The ground plane starts where the coax braid ends, not two or three feet away. Its all about the amount of metal DIRECTLY UNDER THE ANTENNA STARTING WHERE THE BRAID ENDS and you have none, well to the antenna you have a circle or square the horizontal area of the riser. Sure it may meter real well with your ohm meter but that's DC and RF is AC and to get a true indication of impedance it needs to be measured at the frequency its being used on. The only thing using an Ohm meter achieves when it comes to antennas is to tell you there's a connection. They cannot tell you how good that is for RF in any way, shape or form. They are in effect about as much use as a chocolate fireguard. They will for example show a dead short on an antenna socket with an antenna that is DC grounded yet to RF that dead short is invisible and doesn't exist.

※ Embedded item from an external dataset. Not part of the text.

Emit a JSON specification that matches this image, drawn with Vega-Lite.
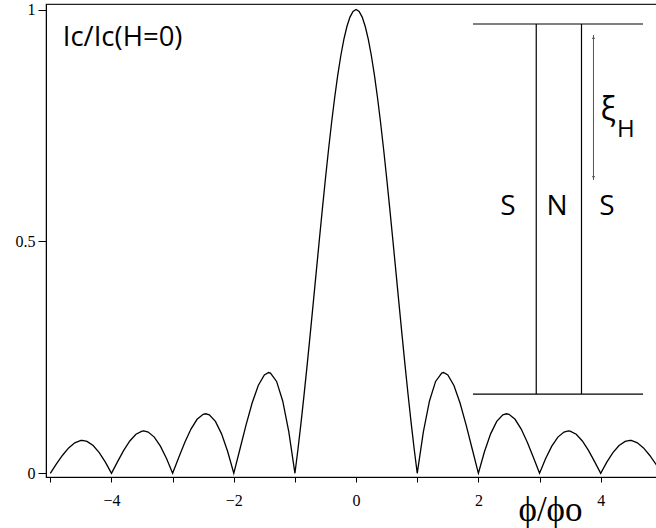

If you think it works great then stick a 1/4 wave whip on the mount, get an antenna analyser and measure what the value of the impedance is at resonance. Anything other than 36.8 Ohms means there are losses.
And for the second time im not cophasing the two antennas. There's only gonna be one hot antenna in this setup with the second in the rear to block the backdoor so I dont need 9 ft.....I only need between 6 and 7.
The one not being used will be parasitic. A lot of the current flowing out of the hot antenna will end up flowing in the one not being used.
On a 4 square array antennas are spaced 1/4 wavelength apart to give the best gain AND DIRECTIVITY. No point having tons of gain if its not going where you want.
Ultimately given how much better a properly installed antenna would work compared to both the piss poor install you have and the even poorer one you're planning, putting two antennas on would be both a waste of time and money.